Endoscopic surgical techniques and procedures have become widely accepted both among the medical surgical community and the patient population. There are numerous benefits associated with the use of endoscopic surgical techniques rather than conventional open surgical techniques. These benefits include reduced avenues for infection, shortened post-operative recuperation period, decreased hospital stay and decreased scarring. It is not unusual for the post operative period to be shortened from weeks with conventional open surgery to several days with endoscopic surgical procedures, and outpatient endoscopic surgery is becoming more and more typical. The term endoscopic as used herein is defined to include endoscopic, laparoscopic, arthroscopic, and thorascopic.
In a typical endoscopic surgical procedure, the abdominal cavity of a mammal is typically insufflated with a sterile gas, such as carbon dioxide, in order to provide increased maneuvering room within the body cavity for endoscopic instruments. This procedure is typically referred to as inducement of pneumoperitoneum. Then, conventional trocars are inserted into the patients body cavity through the surrounding skin, tissue and musculature of the body cavity wall.
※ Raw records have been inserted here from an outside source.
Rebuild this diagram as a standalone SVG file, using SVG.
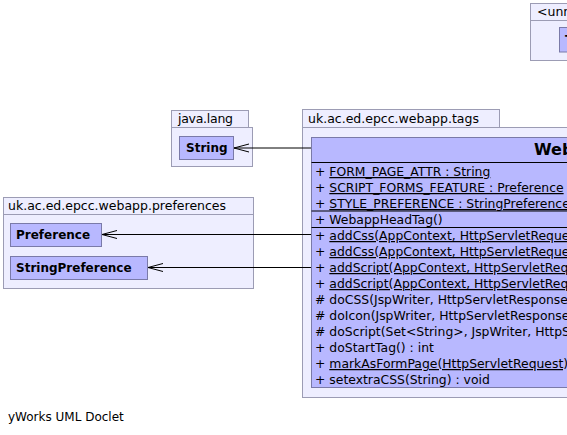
<svg xmlns="http://www.w3.org/2000/svg" width="567" height="435" viewBox="0 0 567 435">
<style>
text{font-family:"DejaVu Sans","Liberation Sans",sans-serif;fill:#000}
.pkg{fill:#eeeeff;stroke:#9c9cb4;stroke-width:1}
.cls{fill:#b8b8ff;stroke:#7a7aa8;stroke-width:1}
.plbl{font-size:12.5px}
.cname{font-size:12px;font-weight:bold}
.mem{font-size:12.4px}
.u{text-decoration:underline}
.sep{stroke:#000;stroke-width:1}
.edge{stroke:#000;stroke-width:1;fill:none}
</style>
<defs>
<marker id="open" markerWidth="16" markerHeight="10" refX="15" refY="5" orient="auto" markerUnits="userSpaceOnUse">
<path d="M0,1 L15,5 L0,9" fill="none" stroke="#000" stroke-width="1"/>
</marker>
</defs>
<rect width="567" height="435" fill="#fff"/>

<g id="pkg-unnamed">
<rect class="pkg" x="530.5" y="3.5" width="60" height="17"/>
<rect class="pkg" x="530.5" y="20.5" width="60" height="40"/>
<text class="plbl" x="537" y="16">&lt;unnamed&gt;</text>
<g id="cls-unnamed">
<rect class="cls" x="559.5" y="27.5" width="40" height="24.5"/>
<text class="cname" x="565" y="44">T</text>
</g>
</g>

<g id="pkg-java-lang">
<rect class="pkg" x="171.5" y="110.5" width="77" height="17"/>
<rect class="pkg" x="171.5" y="127.5" width="81" height="39"/>
<text class="plbl" x="178" y="123" textLength="55">java.lang</text>
<g id="cls-String">
<rect class="cls" x="179.5" y="136.5" width="54" height="23"/>
<text class="cname" x="186" y="152">String</text>
</g>
</g>

<g id="pkg-preferences">
<rect class="pkg" x="3.5" y="197.5" width="250" height="17"/>
<rect class="pkg" x="3.5" y="214.5" width="250" height="74"/>
<text class="plbl" x="8" y="210">uk.ac.ed.epcc.webapp.preferences</text>
<g id="cls-Preference">
<rect class="cls" x="10.5" y="223.5" width="91" height="23"/>
<text class="cname" x="16" y="239">Preference</text>
</g>
<g id="cls-StringPreference">
<rect class="cls" x="10.5" y="256.5" width="137" height="23"/>
<text class="cname" x="16" y="272">StringPreference</text>
</g>
</g>

<g id="pkg-tags">
<rect class="pkg" x="302.5" y="109.5" width="197" height="18"/>
<rect class="pkg" x="302.5" y="127.5" width="620" height="270"/>
<text class="plbl" x="308" y="123">uk.ac.ed.epcc.webapp.tags</text>
<g id="cls-WebappHeadTag">
<rect class="cls" x="311.5" y="137.5" width="600" height="250"/>
<text x="534" y="155" style="font-size:16px;font-weight:bold">WebappHeadTag</text>
<line class="sep" x1="311.5" y1="162.5" x2="911" y2="162.5"/>
<text class="mem" x="315" y="176">+ <tspan class="u">FORM_PAGE_ATTR : String</tspan></text>
<text class="mem" x="315" y="192">+ <tspan class="u">SCRIPT_FORMS_FEATURE : Preference</tspan></text>
<text class="mem" x="315" y="208">+ <tspan class="u">STYLE_PREFERENCE : StringPreference</tspan></text>
<line class="sep" x1="311.5" y1="211" x2="911" y2="211"/>
<text class="mem" x="315" y="224">+ WebappHeadTag()</text>
<line class="sep" x1="311.5" y1="227.5" x2="911" y2="227.5"/>
<text class="mem" x="315" y="240">+ <tspan class="u">addCss(AppContext, HttpServletRequest</tspan></text>
<text class="mem" x="315" y="256">+ <tspan class="u">addCss(AppContext, HttpServletRequest</tspan></text>
<text class="mem" x="315" y="272">+ <tspan class="u">addScript(AppContext, HttpServletRequest</tspan></text>
<text class="mem" x="315" y="288">+ <tspan class="u">addScript(AppContext, HttpServletRequest</tspan></text>
<text class="mem" x="315" y="304"># doCSS(JspWriter, HttpServletResponse</text>
<text class="mem" x="315" y="320"># doIcon(JspWriter, HttpServletResponse</text>
<text class="mem" x="315" y="336"># doScript(Set&lt;String&gt;, JspWriter, HttpServletResponse</text>
<text class="mem" x="315" y="352">+ doStartTag() : int</text>
<text class="mem" x="315" y="368">+ <tspan class="u">markAsFormPage(HttpServletRequest)</tspan></text>
<text class="mem" x="315" y="384">+ setextraCSS(String) : void</text>
</g>
</g>

<g id="connectors">
<line class="edge" x1="311" y1="148" x2="234" y2="148" marker-end="url(#open)"/>
<line class="edge" x1="311" y1="234.5" x2="102" y2="234.5" marker-end="url(#open)"/>
<line class="edge" x1="311" y1="267.5" x2="148" y2="267.5" marker-end="url(#open)"/>
</g>

<text x="8" y="421" style="font-size:12px">yWorks UML Doclet</text>
</svg>
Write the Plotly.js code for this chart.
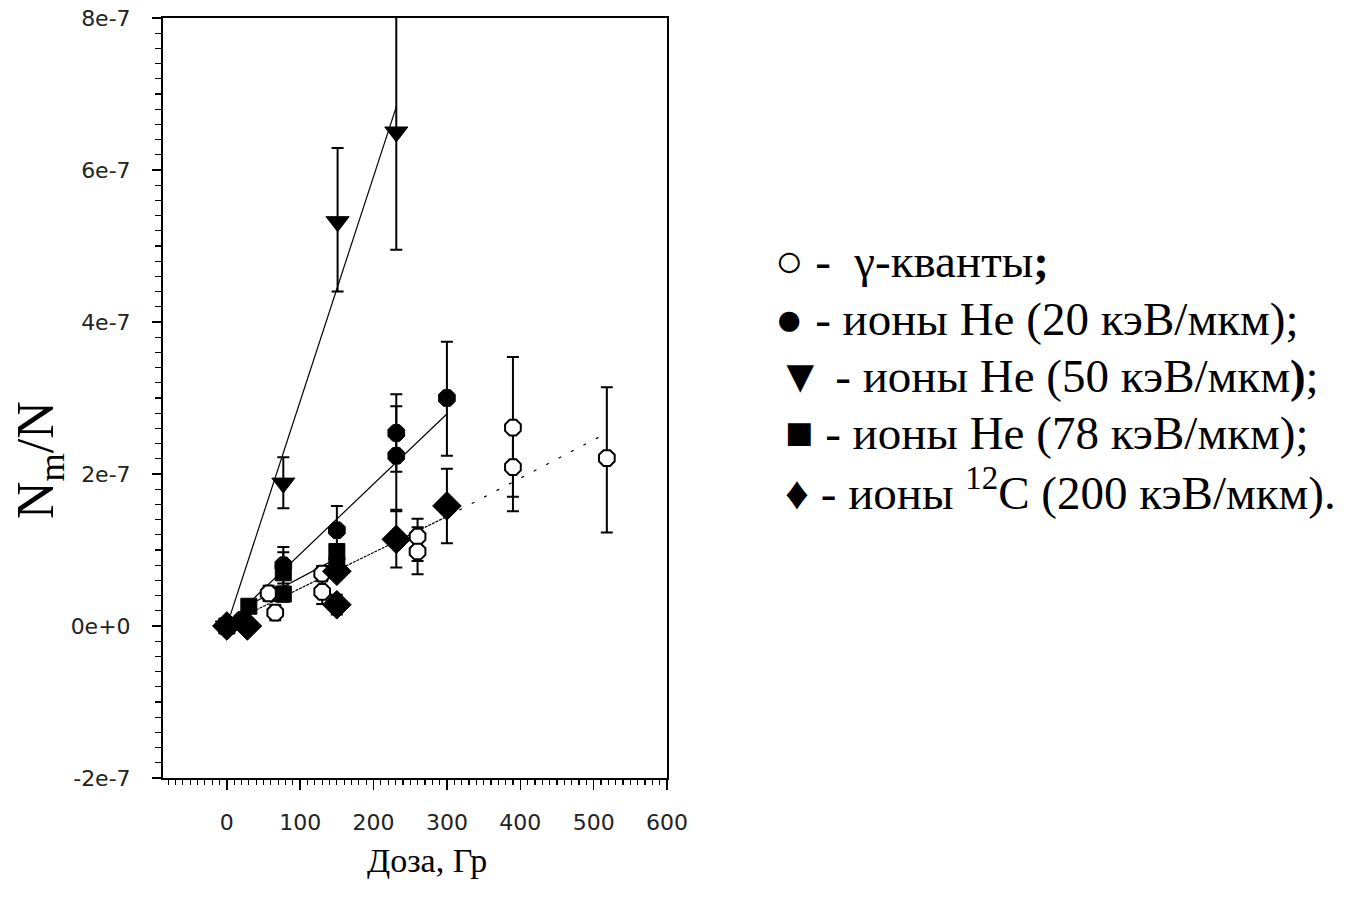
<!DOCTYPE html>
<html>
<head>
<meta charset="utf-8">
<script src="https://cdn.plot.ly/plotly-3.0.1.min.js"></script>
<style>html,body{margin:0;padding:0;background:#fff;}#chart{width:1346px;height:901px;}</style>
</head>
<body>
<div id="chart"></div>
<script>
// ---- data ----
// gamma quanta (open circles)
const gammaX = [57, 66, 130, 130, 260, 260, 390, 390, 518];
const gammaY = [4.3e-8, 1.75e-8, 6.9e-8, 4.5e-8, 1.175e-7, 9.8e-8, 2.61e-7, 2.09e-7, 2.21e-7];
const gammaErrPlus  = [1.0e-8, 1.0e-8, 1.0e-8, 1.6e-8, 2.35e-8, 3.2e-8, 9.3e-8, 5.8e-8, 9.3e-8];
const gammaErrMinus = [1.0e-8, 1.0e-8, 1.0e-8, 1.6e-8, 3.2e-8, 3.0e-8, 9.1e-8, 5.8e-8, 9.8e-8];
// He ions 20 keV/um (filled circles)
const he20X = [0, 20, 77, 150, 231, 231, 300];
const he20Y = [0, 8e-9, 8.0e-8, 1.26e-7, 2.54e-7, 2.24e-7, 3.0e-7];
const he20ErrPlus  = [0, 0, 2.4e-8, 3.2e-8, 5.1e-8, 6.5e-8, 7.4e-8];
const he20ErrMinus = [0, 0, 2.4e-8, 3.2e-8, 5.1e-8, 7.1e-8, 7.6e-8];
// He ions 50 keV/um (down triangles)
const he50X = [0, 77, 151, 231];
const he50Y = [0, 1.88e-7, 5.32e-7, 6.50e-7];
const he50ErrPlus  = [0, 3.4e-8, 9.7e-8, 1.55e-7];
const he50ErrMinus = [0, 3.3e-8, 9.2e-8, 1.55e-7];
// He ions 78 keV/um (squares)
const he78X = [0, 30, 77, 77, 150, 150];
const he78Y = [0, 2.6e-8, 7.0e-8, 4.2e-8, 9.8e-8, 8.0e-8];
const he78ErrPlus  = [0, 0, 2.7e-8, 1.0e-8, 1.0e-8, 1.0e-8];
const he78ErrMinus = [0, 0, 2.7e-8, 1.0e-8, 1.0e-8, 1.0e-8];
// 12C ions 200 keV/um (diamonds)
const c12X = [0, 28, 150, 150, 231, 300];
const c12Y = [0, 0, 2.8e-8, 7.2e-8, 1.14e-7, 1.58e-7];
const c12ErrPlus  = [0, 0, 1.3e-8, 1.0e-8, 3.7e-8, 4.9e-8];
const c12ErrMinus = [0, 0, 1.3e-8, 1.0e-8, 3.7e-8, 4.9e-8];
// fitted lines (end points)
const fitHe50X = [5, 231];   const fitHe50Y = [1.5e-8, 6.83e-7];
const fitHe20X = [25, 301];  const fitHe20Y = [2.55e-8, 2.80e-7];
const fitHe78X = [25, 150];  const fitHe78Y = [2.5e-8, 8.9e-8];
const fitC12X  = [25, 300];  const fitC12Y  = [1.4e-8, 1.44e-7];
const fitGammaX = [300, 518]; const fitGammaY = [1.44e-7, 2.54e-7];
// axis ticks
const xTickVals = [0, 100, 200, 300, 400, 500, 600];
const xTickText = ['0', '100', '200', '300', '400', '500', '600'];
const yTickVals = [-2e-7, 0, 2e-7, 4e-7, 6e-7, 8e-7];
const yTickText = ['-2e-7', '0e+0', '2e-7', '4e-7', '6e-7', '8e-7'];
// legend texts
const legendTexts = [
  '○ -  γ-кванты<b>;</b>',
  '● - ионы Не (20 кэВ/мкм);',
  '▼ - ионы Не (50 кэВ/мкм<b>)</b>;',
  '■ - ионы Не (78 кэВ/мкм);',
  '♦ - ионы <sup>12</sup>С (200 кэВ/мкм).'
];
const xTitle = 'Доза, Гр';
const yTitle = 'N<sub>m</sub>/N';

// ---- plot ----
function errs(plus, minus) {
  return {type: 'data', symmetric: false, array: plus, arrayminus: minus,
          color: '#000', thickness: 2, width: 6};
}
function line(x, y, dash) {
  return {x: x, y: y, type: 'scatter', mode: 'lines', hoverinfo: 'skip', showlegend: false,
          line: {color: '#000', width: 1.2, dash: dash || 'solid'}};
}
const traces = [
  line(fitHe50X, fitHe50Y),
  line(fitHe20X, fitHe20Y),
  line(fitHe78X, fitHe78Y),
  line(fitC12X, fitC12Y, '3px,1px'),
  line(fitGammaX, fitGammaY, '3px,11px'),
  {x: gammaX, y: gammaY, type: 'scatter', mode: 'markers', showlegend: false,
   error_y: errs(gammaErrPlus, gammaErrMinus),
   marker: {symbol: 'octagon', size: 17, color: '#fff', line: {color: '#000', width: 2}}},
  {x: he78X, y: he78Y, type: 'scatter', mode: 'markers', showlegend: false,
   error_y: errs(he78ErrPlus, he78ErrMinus),
   marker: {symbol: 'square', size: 16, color: '#000', line: {color: '#000', width: 1}}},
  {x: c12X, y: c12Y, type: 'scatter', mode: 'markers', showlegend: false,
   error_y: errs(c12ErrPlus, c12ErrMinus),
   marker: {symbol: 'diamond', size: 22, color: '#000', line: {color: '#000', width: 1}}},
  {x: he20X, y: he20Y, type: 'scatter', mode: 'markers', showlegend: false,
   error_y: errs(he20ErrPlus, he20ErrMinus),
   marker: {symbol: 'octagon', size: 18, color: '#000', line: {color: '#000', width: 1}}},
  {x: he50X, y: he50Y, type: 'scatter', mode: 'markers', showlegend: false,
   error_y: errs(he50ErrPlus, he50ErrMinus),
   marker: {symbol: 'triangle-down', size: 20, color: '#000', line: {color: '#000', width: 1}}}
];

const plotL = 163, plotR = 667, plotT = 18, plotB = 778;
const W = 1346, H = 901;
function px2paperX(px) { return (px - plotL) / (plotR - plotL); }
function px2paperY(py) { return (plotB - py) / (plotB - plotT); }

const legendPos = [[773, 261], [773, 319], [775, 376], [783, 433], [783, 489]];
const annotations = legendTexts.map(function (t, i) {
  return {text: t, xref: 'paper', yref: 'paper', x: px2paperX(legendPos[i][0]), y: px2paperY(legendPos[i][1]),
          xanchor: 'left', yanchor: 'middle', showarrow: false,
          font: {family: 'Liberation Serif, Times New Roman, serif', size: 47, color: '#000'}};
});
annotations.push({text: xTitle, xref: 'paper', yref: 'paper', x: px2paperX(427), y: px2paperY(860),
  xanchor: 'center', yanchor: 'middle', showarrow: false,
  font: {family: 'Liberation Serif, Times New Roman, serif', size: 34, color: '#000'}});
annotations.push({text: yTitle, xref: 'paper', yref: 'paper', x: px2paperX(40), y: px2paperY(460),
  xanchor: 'center', yanchor: 'middle', showarrow: false, textangle: -90,
  font: {family: 'Liberation Serif, Times New Roman, serif', size: 52, color: '#000'}});

const layout = {
  width: W, height: H,
  margin: {l: plotL, r: W - plotR, t: plotT, b: H - plotB, pad: 0},
  paper_bgcolor: '#fff', plot_bgcolor: '#fff',
  showlegend: false,
  xaxis: {
    range: [-87, 600], tickmode: 'array', tickvals: xTickVals, ticktext: xTickText,
    ticks: 'outside', ticklen: 10, tickwidth: 1.5, tickcolor: '#000',
    minor: {dtick: 10, tick0: 0, ticks: 'outside', ticklen: 5, tickwidth: 1.2, tickcolor: '#000', showgrid: false},
    showline: true, linecolor: '#000', linewidth: 2, mirror: true,
    showgrid: false, zeroline: false, ticklabelstandoff: 14,
    tickfont: {family: 'DejaVu Sans, sans-serif', size: 22, color: '#222'}
  },
  yaxis: {
    range: [-2e-7, 8e-7], tickmode: 'array', tickvals: yTickVals, ticktext: yTickText,
    ticks: 'outside', ticklen: 9, tickwidth: 1.5, tickcolor: '#000',
    minor: {dtick: 2e-8, tick0: 0, ticks: 'outside', ticklen: 6, tickwidth: 1.2, tickcolor: '#000', showgrid: false},
    showline: true, linecolor: '#000', linewidth: 2, mirror: true,
    showgrid: false, zeroline: false, ticklabelstandoff: 17,
    tickfont: {family: 'DejaVu Sans, sans-serif', size: 22, color: '#222'}
  },
  annotations: annotations
};

Plotly.newPlot('chart', traces, layout, {displayModeBar: false, staticPlot: true});
</script>
</body>
</html>
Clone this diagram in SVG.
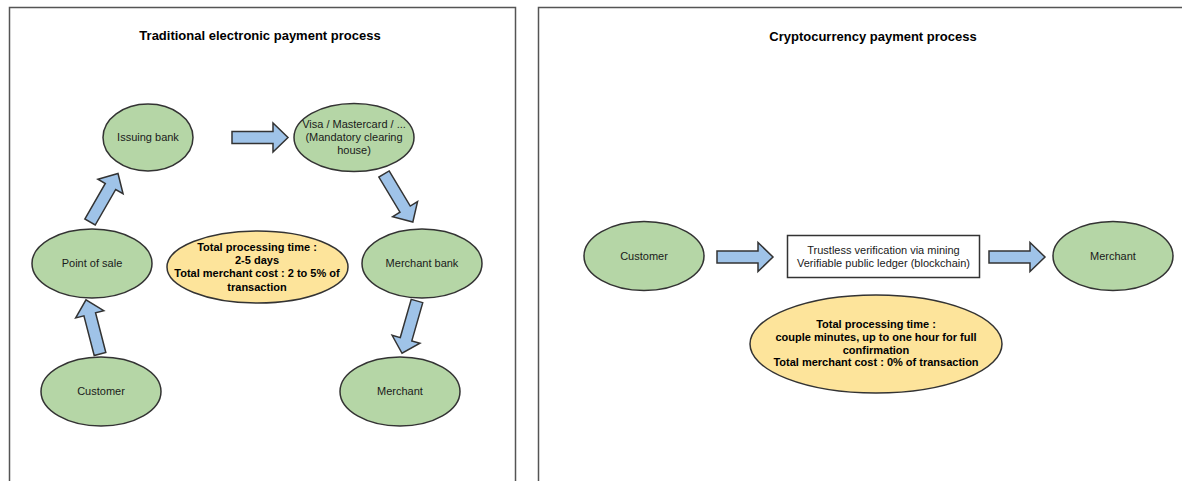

A conventional trocar typically consists of a trocar cannula which houses an elongated trocar obturator. Trocar obturators typically have a piercing point, although other types of obturators are also available having blunt tips. Once the trocar has been positioned within the body cavity, proximal to the target surgical site, the trocar obturator is typically removed leaving the trocar cannula in place as a pathway to and from the target surgical site. The surgeon will place various types of endoscopic surgical instruments thorough the trocar cannulas in order to access the target surgical site where the surgical procedure will be performed. Examples of endoscopic instruments which have been developed for use with endoscopic surgical techniques include ligating clip appliers, electrosurgical instruments, endoscopes, tissue graspers, needle graspers, cannulas, tissue manipulators, endosurgical scissors, and the like.
Although endosurgical procedures and techniques offer many advantages, there are some deficiencies associated with these procedures and techniques. In particular, when the surgeon is operating using endoscopic surgical procedures, he is typically using an endoscope which is positioned within the body cavity through a trocar. The endoscope is typically connected to a video camera and the output from the video camera is displayed on a video monitor. The surgeon typically views the display on the video monitor as he manipulates instruments within the body cavity to access the target surgical site and perform the actual surgical procedures. The video display provides the surgeon with only two- dimensional input and there is a consequent loss of depth perception. This lack of depth perception may result in the surgeon over-shooting or under-shooting the target surgical site as he attempts to position various endoscopic instruments within the body cavity.
As can be appreciated, the internal organs of a mammal are very tightly packed within the body cavities. Therefore, the surgeon must exercise extreme care when maneuvering instruments through a body cavity to a target surgical site. This can be particularly difficult since, as was mentioned previously, the surgeon is working in a three dimensional space while viewing a two dimensional output. The degree of care which must be exercised by the surgeon is increased further when the surgeon is attempting to maneuver cutting instruments to the target surgical site. The cutting instruments which have been developed for use in endosurgical procedures consist of conventional endosurgical scissors and the like. The surgeon must be careful when maneuvering endoscopic cutting instruments , for example, endosurgical scissors, through a body cavity so that no internal organs or blood vessels are accidentally nicked or cut. In addition, it has been observed that endoscopic surgical scissors do not cut with the same efficiency as a conventional scalpel.
What is needed in this art is an endoscopic surgical cutting apparatus which will not accidentally nick or cut internal organs or blood vessels but which has improved cutting properties.